The Dutch explorer Abel Tasman is credited as the first recorded European to document New Zealand in 1642. In 1769 the British explorer James Cook landed on the east coast of the North Island and with remarkable accuracy charted New Zealand. By 1779, the British East India Company had extended their charter to include New Zealand. Following the settlement of Australia, whalers, sealers and explorers began to use New Zealand as a base. In 1792 the first permanent sealing gang lived in Dusky Sound, and by 1800 whalers and sealers (British/Australian and American) were followed by missionaries and traders.
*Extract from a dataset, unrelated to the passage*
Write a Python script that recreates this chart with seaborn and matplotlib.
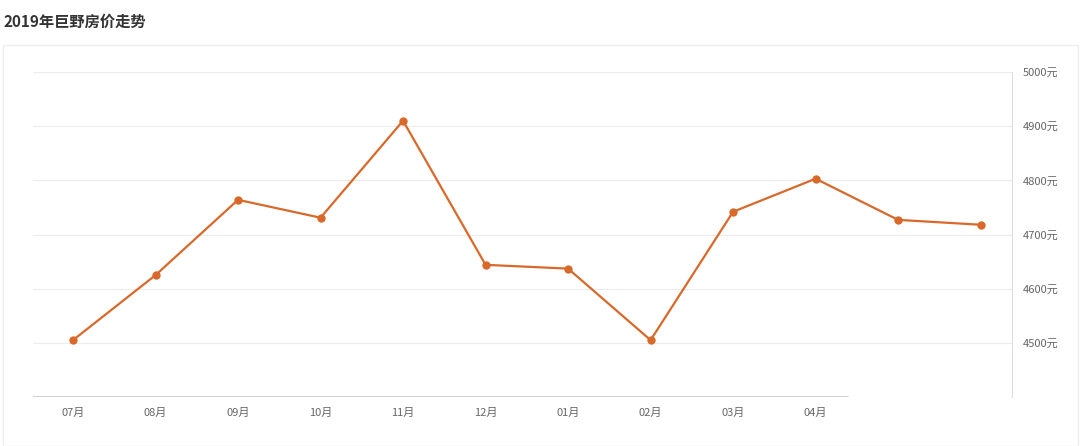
import matplotlib
matplotlib.use('Agg')
import matplotlib.pyplot as plt
import seaborn as sns
import pandas as pd
from matplotlib.patches import Rectangle

sns.set_style('white')
plt.rcParams['font.family'] = ['Noto Sans CJK SC', 'DejaVu Sans']

# data
months = ['07月', '08月', '09月', '10月', '11月', '12月', '01月', '02月', '03月', '04月', '', '']
prices = [4505, 4625, 4764, 4731, 4910, 4644, 4637, 4505, 4742, 4803, 4727, 4718]
y_ticks = [4500, 4600, 4700, 4800, 4900, 5000]

df = pd.DataFrame({'idx': range(len(prices)), 'price': prices})

fig = plt.figure(figsize=(10.8, 4.46), dpi=100)
fig.patches.append(Rectangle((3 / 1080, 0), 1075 / 1080, 1 - 45 / 446, transform=fig.transFigure,
                             fill=False, edgecolor='#eeeeee', linewidth=1))
fig.text(3 / 1080, 1 - 22 / 446, '2019年巨野房价走势', fontsize=11, fontweight='bold',
         color='#333333', va='center')

ax = fig.add_axes([33 / 1080, 1 - 397 / 446, 979 / 1080, (397 - 72) / 446])
sns.lineplot(data=df, x='idx', y='price', ax=ax, color='#d9692a', linewidth=1.6,
             marker='o', markersize=6, markeredgewidth=0)

ax.set_xlim(-0.485, 11.38)
ax.set_ylim(4400, 5000)
for v in y_ticks:
    ax.axhline(v, color='#ececec', linewidth=0.8, zorder=0)
ax.axhline(4400, xmax=(848 - 33) / 979, color='#c8c8c8', linewidth=1.2)

for s in ['top', 'left', 'bottom']:
    ax.spines[s].set_visible(False)
ax.spines['right'].set_color('#dddddd')
ax.yaxis.tick_right()
ax.set_yticks(y_ticks)
ax.set_yticklabels([f'{v}元' for v in y_ticks], fontsize=8, color='#666666')
ax.set_xticks(range(len(months)))
ax.set_xticklabels(months, fontsize=8, color='#666666')
ax.tick_params(axis='both', length=0, pad=8)
ax.set_xlabel('')
ax.set_ylabel('')

plt.savefig('out.png', dpi=100)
By 1838 Maori were seeking a form of protection from the waves of American and European sailors. In 1840 the Treaty of Waitangi was signed by a number of Maori Chiefs, giving the British monarchy sovereignty over parts of New Zealand. Maori chiefs were told that if they signed the treaty with the queen they would always be able to keep their land. The Maori chiefs thought this was a good treaty because they would be able to keep their land and could live according to their own customs. The Maori also thought that it would be good to have the protection of the British queen from the many lawless traders, sailors, and runaway convicts from the prison colonies in Australia. The promises made to the Maori were soon broken, as ships full of settlers arrived.
In 1845, Hone Heke, a Maori chief, headed an uprising on the North Island. The uprising marked the start of the New Zealand Wars (sometimes called the Land Wars or the Maori Wars). The newly appointed governor, Sir George Grey, defeated Hone Heke in 1846. But racial tensions continued as Maoris still refused to sell their land to pakehas (white people). In 1858, to symbolize their unity, several Maori tribes joined to choose Chief Te Wherowhero as their king. War broke out again in 1860 and spread through much of the North Island. The fighting continued off and on until 1872, when the Maori leader Te Kooti was forced to retreat. He withdrew to a remote area of the island, where the British troops decided not to pursue him.
This was a bad time for the Maori people. They had no resistance against the diseases brought by the British. Weakened by war and disease the Maori population was becoming smaller and smaller. Around 1896 it reached a low point, some estimates say just under 40,000, but these figures may have been exaggerated. However in the twentieth century the birth rate began to climb and today there are over 500,000 Maori in New Zealand.